> [PROMPT] Take the listing from its first line through the line that contains "W, H = 948, 1139" and please retype those lines exactly, leaving out the pictures.

== RECORDS FOR THIS TASK

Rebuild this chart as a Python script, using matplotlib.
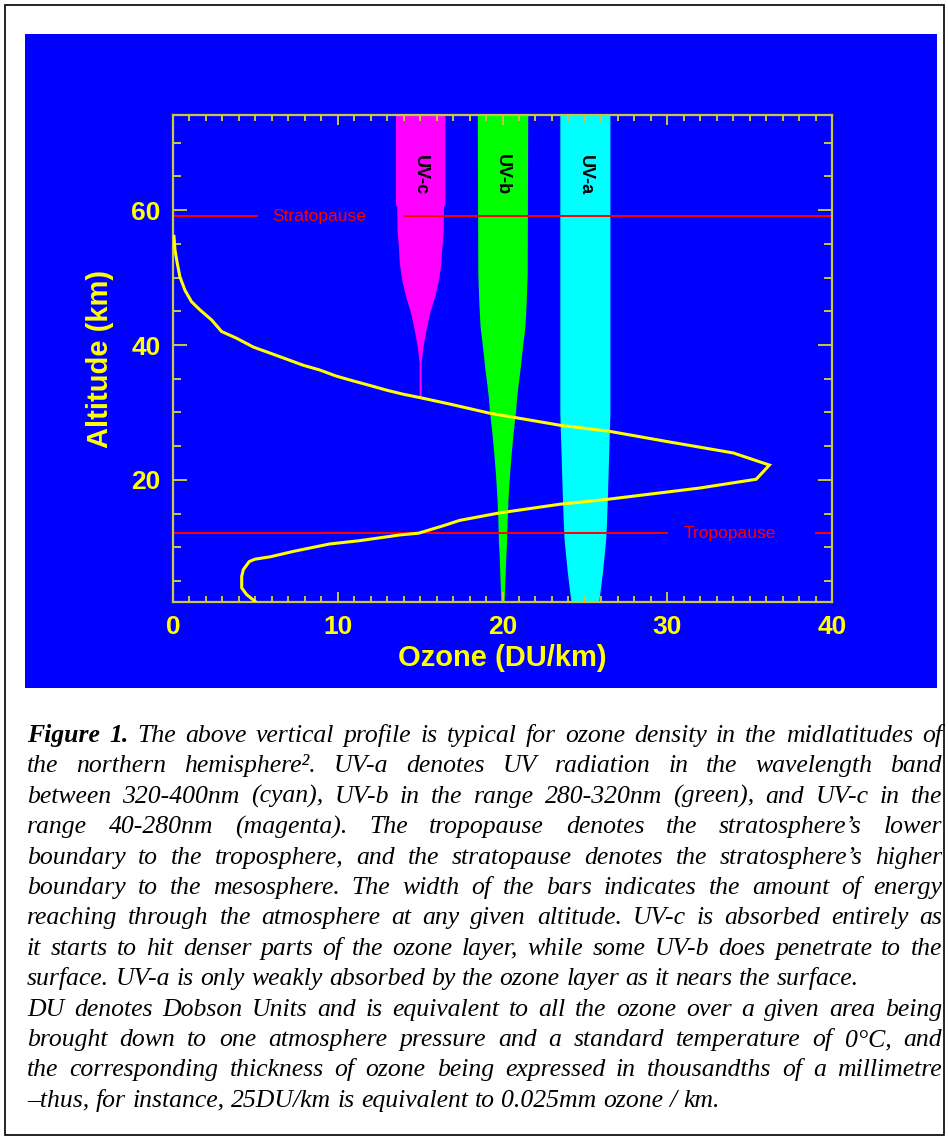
import matplotlib
matplotlib.use("Agg")
import matplotlib.pyplot as plt
from matplotlib.patches import Rectangle
from matplotlib.ticker import MultipleLocator
import numpy as np

W, H = 948, 1139

# --- ozone profile (DU/km against altitude km) ---
ozone_km = [56.1, 54.1, 52.1, 50.1, 48.1, 46.4, 45.2, 43.7, 42.0, 41.0, 39.7, 38.8,
            37.9, 37.0, 36.3, 35.4, 34.7, 34.0, 33.3, 32.7, 32.2, 31.3, 29.9, 28.1,
            27.2, 25.7, 24.0, 22.2, 20.1, 18.8, 17.1, 16.4, 15.1, 14.0, 13.2, 12.1,
            11.85, 11.0, 10.5, 9.4, 8.6, 8.25, 7.9, 6.7, 5.7, 4.0, 3.0, 2.0]
ozone_du = [0.06, 0.12, 0.26, 0.42, 0.73, 1.13, 1.64, 2.35, 2.95, 3.86, 4.87, 5.89,
            6.9, 7.9, 8.9, 9.9, 10.9, 11.95, 12.97, 13.98, 14.99, 16.7, 19.2, 23.5,
            26.5, 29.96, 34.0, 36.2, 35.4, 31.98, 26.3, 23.5, 19.8, 17.4, 16.4, 14.9,
            13.8, 11.35, 9.5, 7.3, 5.9, 4.98, 4.63, 4.27, 4.17, 4.17, 4.47, 4.98]

# --- UV bands: centre and half width (DU) by altitude ---
uvc_centre = 15.0
uvc_km = [74.1, 60.7, 60.7, 57.0, 54.6, 52.1, 49.6, 47.2, 44.7, 42.2, 39.7, 38.3, 37.5, 32.3]
uvc_hw = [1.50, 1.50, 1.42, 1.40, 1.32, 1.26, 1.11, 0.88, 0.57, 0.35, 0.17, 0.10, 0.06, 0.06]

uvb_centre = 20.0
uvb_km = [74.1, 50.6, 45.9, 42.7, 40.3, 38.3, 36.3, 34.4, 32.3, 30.4, 26.9, 24.0, 21.0,
          17.0, 14.0, 11.0, 8.6, 5.2, 1.9]
uvb_hw = [1.53, 1.50, 1.43, 1.36, 1.24, 1.15, 1.06, 0.96, 0.86, 0.80, 0.64, 0.53, 0.43,
          0.33, 0.28, 0.25, 0.20, 0.15, 0.10]

uva_centre = 25.0
uva_km = [74.1, 30.0, 25.9, 18.5, 13.6, 11.1, 8.6, 6.2, 4.2, 1.9]
uva_hw = [1.52, 1.52, 1.47, 1.38, 1.31, 1.26, 1.16, 1.06, 0.96, 0.84]

stratopause_km = 59.1
tropopause_km = 12.1

caption_lines = [
    "Figure 1. The above vertical profile is typical for ozone density in the midlatitudes of",
    "the northern hemisphere\u00b2. UV-a denotes UV radiation in the wavelength band",
    "between 320-400nm (cyan), UV-b in the range 280-320nm (green), and UV-c in the",
    "range 40-280nm (magenta). The tropopause denotes the stratosphere\u2019s lower",
    "boundary to the troposphere, and the stratopause denotes the stratosphere\u2019s higher",
    "boundary to the mesosphere. The width of the bars indicates the amount of energy",
    "reaching through the atmosphere at any given altitude. UV-c is absorbed entirely as",
    "it starts to hit denser parts of the ozone layer, while some UV-b does penetrate to the",
    "surface. UV-a is only weakly absorbed by the ozone layer as it nears the surface.",
    "DU denotes Dobson Units and is equivalent to all the ozone over a given area being",
    "brought down to one atmosphere pressure and a standard temperature of 0\u00b0C, and",
    "the corresponding thickness of ozone being expressed in thousandths of a millimetre",
    "\u2013thus, for instance, 25DU/km is equivalent to 0.025mm ozone / km.",
]
last_of_paragraph = {8, 12}

# colours
BLUE = "#0000ff"
AXC = "#c8c846"
YEL = "#ffff00"
RED = "#ff0000"

fig = plt.figure(figsize=(W / 100, H / 100), dpi=100)
fig.patch.set_facecolor("white")

# outer frame and blue panel (kept behind the axes)
fig.patches.append(Rectangle((4.5 / W, 4.5 / H), (W - 9) / W, (H - 9) / H,
                             transform=fig.transFigure, fill=False,
                             edgecolor="black", linewidth=1.2, zorder=-2))
fig.patches.append(Rectangle((25 / W, 1 - 688 / H), 912 / W, 654 / H,
                             transform=fig.transFigure, facecolor=BLUE,
                             edgecolor="none", zorder=-1))

ax = fig.add_axes([173 / W, 1 - 602 / H, 659 / W, 487 / H])
ax.set_facecolor(BLUE)

# bars
for centre, km, hw, col in [(uvc_centre, uvc_km, uvc_hw, "#ff00ff"),
                            (uvb_centre, uvb_km, uvb_hw, "#00ff00"),
                            (uva_centre, uva_km, uva_hw, "#00ffff")]:
    km = np.array(km)
    hw = np.array(hw)
    ax.fill_betweenx(km, centre - hw, centre + hw, color=col, linewidth=0, zorder=1)

# stratopause / tropopause
ax.plot([0, 5.1], [stratopause_km] * 2, color=RED, lw=1.4, zorder=2)
ax.plot([14.0, 40], [stratopause_km] * 2, color=RED, lw=1.4, zorder=2)
ax.plot([0, 30], [tropopause_km] * 2, color=RED, lw=1.4, zorder=2)
ax.plot([39, 40], [tropopause_km] * 2, color=RED, lw=1.4, zorder=2)
ax.text(8.86, stratopause_km, "Stratopause", color=RED, fontsize=12.5,
        family="Liberation Sans", ha="center", va="center", zorder=4)
ax.text(33.8, tropopause_km, "Tropopause", color=RED, fontsize=12.5,
        family="Liberation Sans", ha="center", va="center", zorder=4)

# ozone curve
ax.plot(ozone_du, ozone_km, color=YEL, lw=2.2, zorder=3, solid_joinstyle="miter")

# band labels
for centre, name in [(uvc_centre, "UV-c"), (uvb_centre, "UV-b"), (uva_centre, "UV-a")]:
    ax.text(centre, 65.2, name, rotation=270, color="black", fontsize=13,
            fontweight="bold", family="Liberation Sans", ha="center", va="center",
            zorder=4)

ax.set_xlim(0, 40)
ax.set_ylim(1.9, 74.1)
ax.xaxis.set_major_locator(MultipleLocator(10))
ax.xaxis.set_minor_locator(MultipleLocator(1))
ax.yaxis.set_major_locator(MultipleLocator(20))
ax.yaxis.set_minor_locator(MultipleLocator(5))

for s in ax.spines.values():
    s.set_color(AXC)
    s.set_linewidth(1.6)

ax.tick_params(which="both", direction="in", top=True, right=True, color=AXC, width=1.4,
               labelcolor=YEL, labelsize=19, pad=9)
ax.xaxis.set_tick_params(which="major", length=7.5)
ax.xaxis.set_tick_params(which="minor", length=4.3)
ax.yaxis.set_tick_params(which="major", length=10)
ax.yaxis.set_tick_params(which="minor", length=5.8)
for lab in ax.get_xticklabels() + ax.get_yticklabels():
    lab.set_fontweight("bold")
    lab.set_family("Liberation Sans")

ax.set_xlabel("Ozone (DU/km)", color=YEL, fontsize=21, fontweight="bold",
              family="Liberation Sans", va="center")
ax.xaxis.set_label_coords(0.5, (602 - 658) / 487)
ax.set_ylabel("Altitude (km)", color=YEL, fontsize=21, fontweight="bold",
              family="Liberation Sans", va="center")
ax.yaxis.set_label_coords((100 - 173) / 659, 0.5)

# --- caption, justified like the original ---
renderer = fig.canvas.get_renderer()
serif = "Liberation Serif"


def text_width(s, size, weight="normal"):
    t = fig.text(0, 0, s, fontsize=size, family=serif, style="italic", fontweight=weight)
    w = t.get_window_extent(renderer).width
    t.remove()
    return w


x_left, x_right = 27, 942
probe = text_width(caption_lines[8], 10)
size = 10 * 836 / probe
space = text_width("a a", size) - text_width("aa", size)

base0, step = 742, 30.4
for i, line in enumerate(caption_lines):
    y = 1 - (base0 + i * step) / H
    words = line.split(" ")
    weights = ["bold" if (i == 0 and j < 2) else "normal" for j in range(len(words))]
    widths = [text_width(wd, size, wt) for wd, wt in zip(words, weights)]
    if i in last_of_paragraph:
        gap = space
    else:
        gap = (x_right - x_left - sum(widths)) / (len(words) - 1)
    x = x_left
    for wd, wt, w in zip(words, weights, widths):
        fig.text(x / W, y, wd, fontsize=size, family=serif, style="italic",
                 fontweight=wt, ha="left", va="baseline", color="black")
        x += w + gap

fig.savefig("out.png", dpi=100)
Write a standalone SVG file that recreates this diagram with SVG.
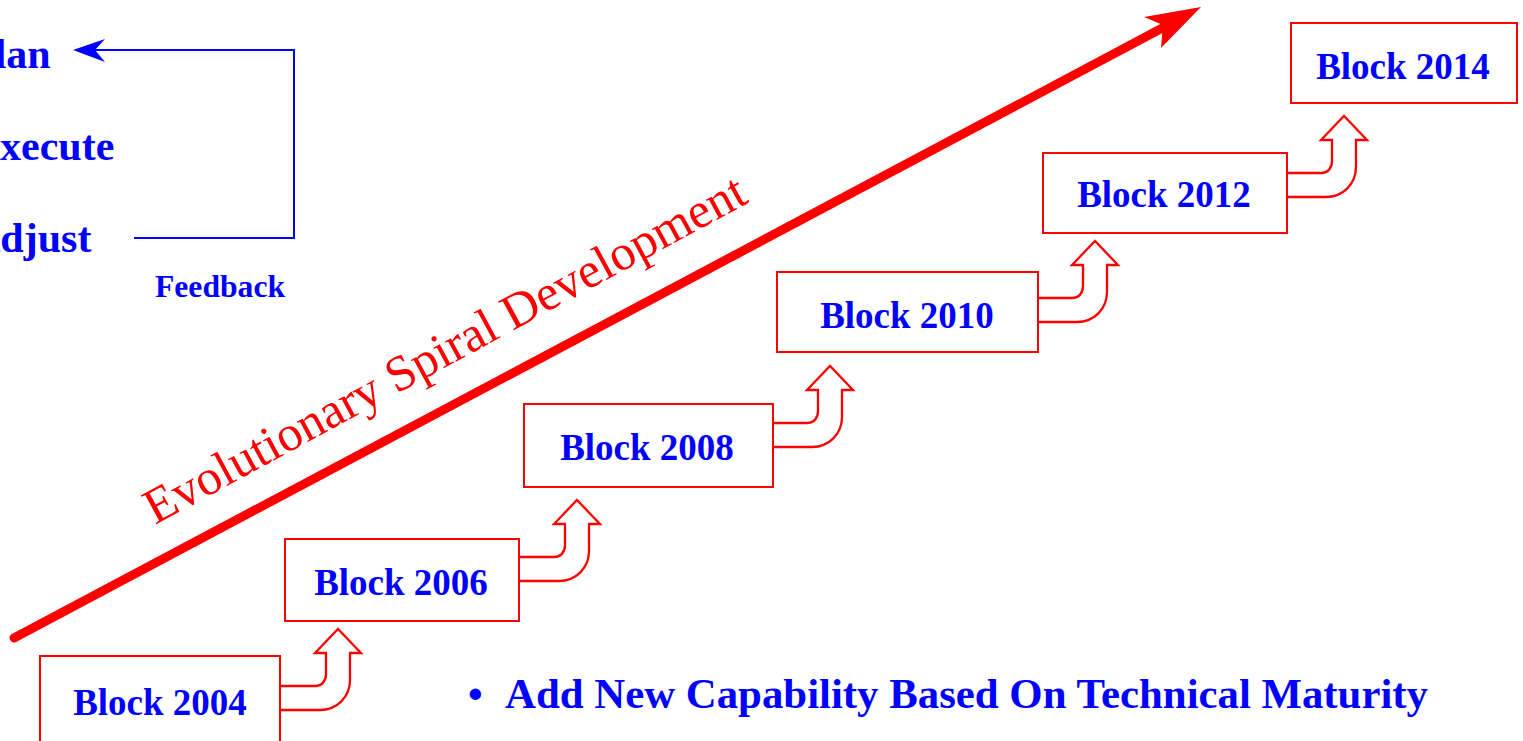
<svg xmlns="http://www.w3.org/2000/svg" width="1523" height="741" viewBox="0 0 1523 741">
<style>
.box{fill:#fff;stroke:#ff0000;stroke-width:2}
.bt{font-family:"Liberation Serif",serif;font-weight:bold;font-size:37px;fill:#0000ff;text-anchor:middle}
.bend{fill:none;stroke:#ff0000;stroke-width:2.3;stroke-linejoin:miter}
.pea{font-family:"Liberation Serif",serif;font-weight:bold;font-size:42px;fill:#0000ff}
</style>
<defs>
<path id="bent" class="bend" d="M-57,57 H-23 C-16,57 -12,52 -12,45 V24 H-23 L0,0 L23,24 H12 V51 C12,68 -1,81 -18,81 H-57"/>
</defs>
<rect width="1523" height="741" fill="#fff"/>
<g id="connectors">
<line x1="14" y1="638" x2="1168" y2="25" stroke="#ff0000" stroke-width="9" stroke-linecap="round"/>
<polygon points="1201,7 1144,17 1163,25 1161,48" fill="#ff0000"/>
<polyline points="134,238 294,238 294,50 90,50" fill="none" stroke="#0000ff" stroke-width="2"/>
<polygon points="73,50 105,39 95,50 105,62" fill="#0000ff"/>
<use href="#bent" x="338" y="629"/>
<use href="#bent" x="577" y="500"/>
<use href="#bent" x="830" y="366"/>
<use href="#bent" x="1095" y="241"/>
<use href="#bent" x="1344" y="116"/>
</g>
<g id="block2004"><rect class="box" x="40" y="656" width="240" height="100"/><text class="bt" x="160" y="715">Block 2004</text></g>
<g id="block2006"><rect class="box" x="285" y="539" width="234" height="82"/><text class="bt" x="401" y="595">Block 2006</text></g>
<g id="block2008"><rect class="box" x="524" y="404" width="249" height="83"/><text class="bt" x="647" y="460">Block 2008</text></g>
<g id="block2010"><rect class="box" x="777" y="272" width="261" height="80"/><text class="bt" x="907" y="328">Block 2010</text></g>
<g id="block2012"><rect class="box" x="1043" y="153" width="244" height="80"/><text class="bt" x="1164" y="207">Block 2012</text></g>
<g id="block2014"><rect class="box" x="1291" y="23" width="226" height="80"/><text class="bt" x="1403" y="79">Block 2014</text></g>
<g id="cycle">
<text class="pea" x="-31" y="68">Plan</text>
<text class="pea" x="-28" y="160">Execute</text>
<text class="pea" x="-30" y="252">Adjust</text>
<text x="155" y="297" font-family="Liberation Serif,serif" font-weight="bold" font-size="31" fill="#0000ff" textLength="130" lengthAdjust="spacingAndGlyphs">Feedback</text>
</g>
<text x="155" y="525" transform="rotate(-28.5 155 525)" font-family="Liberation Serif,serif" font-size="50" fill="#ff0000" textLength="677" lengthAdjust="spacingAndGlyphs">Evolutionary Spiral Development</text>
<g id="bullet">
<text x="468" y="708" class="pea">•</text>
<text x="505" y="708" class="pea" textLength="923" lengthAdjust="spacingAndGlyphs">Add New Capability Based On Technical Maturity</text>
</g>
</svg>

====

> [OUTPUT FOR THIS EXERCISE]
Rebuild this chart as a Python script, using matplotlib.
import matplotlib
matplotlib.use("Agg")
import matplotlib.pyplot as plt
from matplotlib.patches import Rectangle
from matplotlib.ticker import MultipleLocator
import numpy as np

W, H = 948, 1139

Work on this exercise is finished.